Story by Krystal Cruz
Illustrations by Ryan Hicks
The Front Seaters
Sitting right in front of the professor, you'll find the opinionated person who often raises their hand, and is the savior of a dead, silent class. If you are not this person, you may be the person sitting near them or watching them from the back of the class trying to decide if you love or hate them. Every once in awhile, you'll witness this student arguing with the professor about something they feel strongly about, and you’ll utilize the distraction to sneak off and check your phone.
The Late Comer
This person is often seated on the far end of the first row because it was the only seat not taken 10 minutes after class started, and didn’t involve them climbing over other students' knees. This person always uses the same excuses to explain why they were late. Perhaps they “accidentally turned off their alarm” or “the Starbucks line was really long.” The worst part about being the late comer is the awkward eye contact they make with the professor as they stumble into the classroom mid-lecture.
The Hidden Gem
Found in the middle section near the walkway, this student often stays quiet throughout the lecture, but will raise their hand when talking about a serious topic. They take detailed notes, and are often on a first name basis with the professor. You would like to think this person is the Professor’s or TA’s pet, but in reality, they actually did the pre-lecture readings, and you just want to blame someone else for why you failed your quiz.

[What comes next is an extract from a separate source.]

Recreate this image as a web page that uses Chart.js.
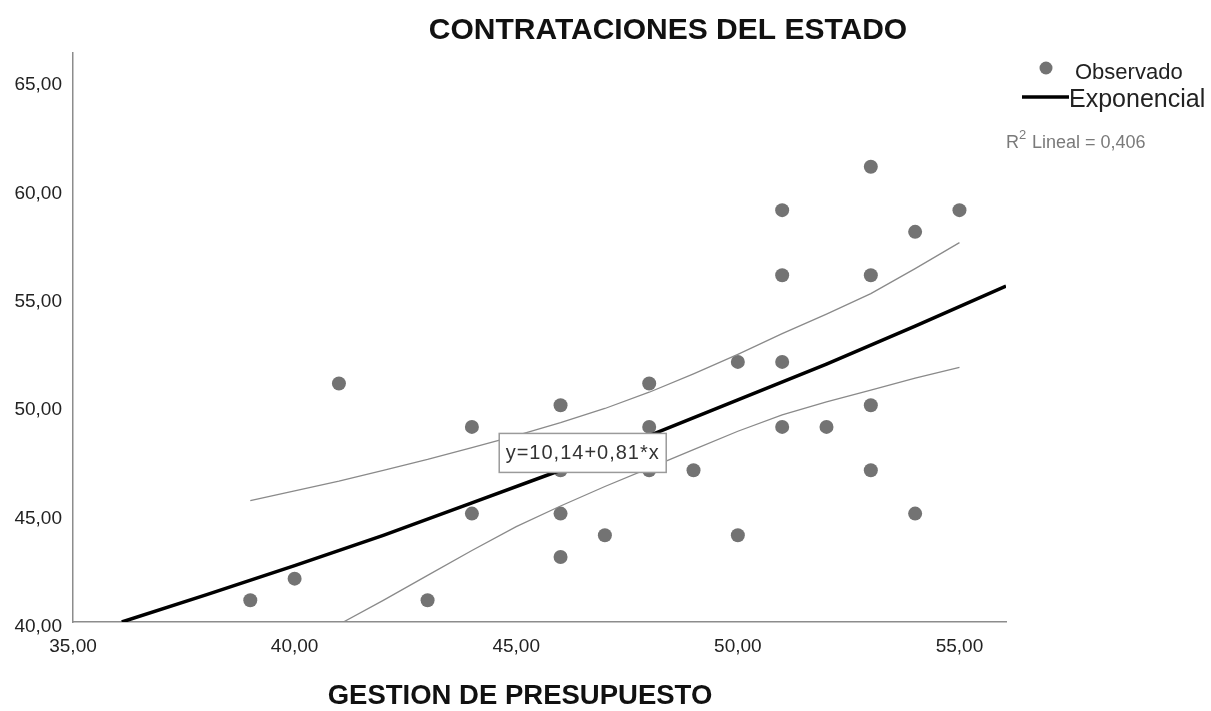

Right in the center of the room, a couple of seats back from the front, but not too far back, this person often has the best view of the room. They hide from the professor to avoid being called on, but they really do want to attain a good grade. On good days they'll answer a question without raising their hand, and on bad days they’ll be playing games online. They are the ones who signal the professor that class is almost over by loudly packing up their stuff 10 minutes before class ends.
Dashers are found in the back seats of the lecture hall near the exit doors with the intent of ditching early to work on a paper that’s due before their next class. Their aggressive typing or scrolling may sound like they are taking notes for class, but in reality they are probably procrastinating on their paper by watching cat videos on youtube.